Saturday, November 29, 2008

The Story of Bravery

Sarna captures well the pathos and humiliation of Duleep Singh growing up in a world of betrayals and turmoil.




The Exile, Navtej Sarna, Penguin/Viking, p.251, Rs. 450.

The Exile, by Navtej Sarna, is a very readable, indeed interesting novel on Duleep Singh, the last legitimate Maharaja of Punjab and son of Ranjit Singh, whose life was the stuff of legends. Unlike his warrior father, Duleep grew up amidst uncertainty and fear, both political and personal. He was five years old when he ascended the throne in 1839 on his father’s death.
The Lahore Court of the Child Sikh Maharaja was rife with intrigue. It was his wise mother Jindan Kaur who had managed his succession and along with a few trusted advisors tried gallantly to fight off the British on the one hand and murderous pretenders to the throne on the other. It was, however, a losing battle from the beginning.
Ranjit Singh, through bravery and wile, managed to conquer Punjab and keep it together. He died at 59, worn out by the cares of kingship and rigours of the battle field. His son Duleep, by his youngest queen, also died at 59, but unsung, heartbroken in Paris, struck down by a stroke. He was buried in his estate in the English countryside at Elveden. A deposed king deprived both of his kingdom and faith.

Life of turmoil

Duleep was bundled off to England on Lord Dalhousie’s orders at 16 lest he be used as a rallying point against the British by his mother and her advisors.

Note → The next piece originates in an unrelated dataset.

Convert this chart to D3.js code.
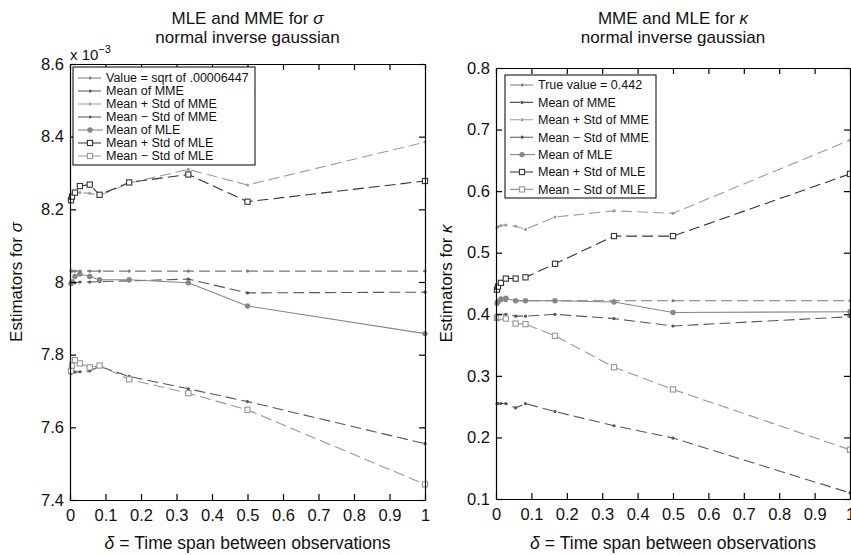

He was converted to Protestant Christian faith and indulged in by Queen Victoria, whose affection for him may also have been, in part, maternal.
Jindan Kaur, a Sikh lady, did not mount the funeral pyre of her husband, unlike the Hindu Ranis of Maharaja Ranjit Singh to commit sati. Instead she was “rewarded” with imprisonment by the British. Somehow she managed to escape to Nepal, suffering great hardship on the way. She was reunited with her son, then a young adult, in England and was to die there in her forties, careworn and half-blind, sometime later.

Intriguing structure

The structure of the narrative is intriguing. It weaves versions of the story by a dying Duleep Singh in the Parisian autumn of 1893; Mangla, the slave girl and Queen Jindan Kaur’s personal attendant who brought him up as a child; Arur Singh, valet and confidante of Duleep Singh; John Login, superintendent of Duleep Singh after the annexation of Punjab and then his mentor in England; Lady Lena Login, the doctor’s wife and a maternal figure in Duleep’s early years in England; and General Charles Carrol-Tevis, an American soldier of fortune who spied on Duleep Singh in Paris at the behest of the British government.
Duleep Singh’s sense of outrage at being diddled out of his kingdom by the British, despite his decadent ways was real. He went to Paris and then to Moscow in an attempt to find support to make a comeback in the Punjab. He reconverted to Sikhism in Aden, sent messages to Sikh soldiers now serving in the British army, who were by all accounts ready to rally around their deposed Maharaja to drive out the Firangee from Hindustan. But that was not to be.
Charles Carrol-Trevis, Duleep’s confidante in Paris duly conveyed to Her Majesty’s Government in London all of his plans. Every precaution was therefore taken to thwart him. His debauchery was encouraged further and his health began to fail rapidly.
Duleep Singh fathered eight children from two marriages. The first was the Bamba Muller and the second to Ada Douglas Wetherhill. Neither wife had remotely to do with the aristocracy of the day.
The novelist scores on two important points: the first, he captures the climate of intrigue that prevailed after Ranjit Singh’s death, and second, Duleep Singh’s own confusion, humiliation, and pathos growing up in a world of betrayal and continuous political turmoil and his vain but sincere effort to come good. The “Rashomon-like” multiple narrative technique is necessary here, because very little is known about Duleep Singh’s mind, though there is a reasonable amount of information available on his daily life as an adult in England.
Sarna is good on the conspiracies and intrigues that destabilised and destroyed Ranjit Singh’s kingdom within a decade of his death. He deems the eclipse of the Sikhs as a triumph of greed over character. Duleep Singh emerges as a sad, befuddled, good-hearted man robbed by the Fates. Jindan Kaur’s thwarted ambitions for her child and her own life blighted by the tricks of history has genuine pathos. Kudos to Navtej Sarna for telling such a moving story.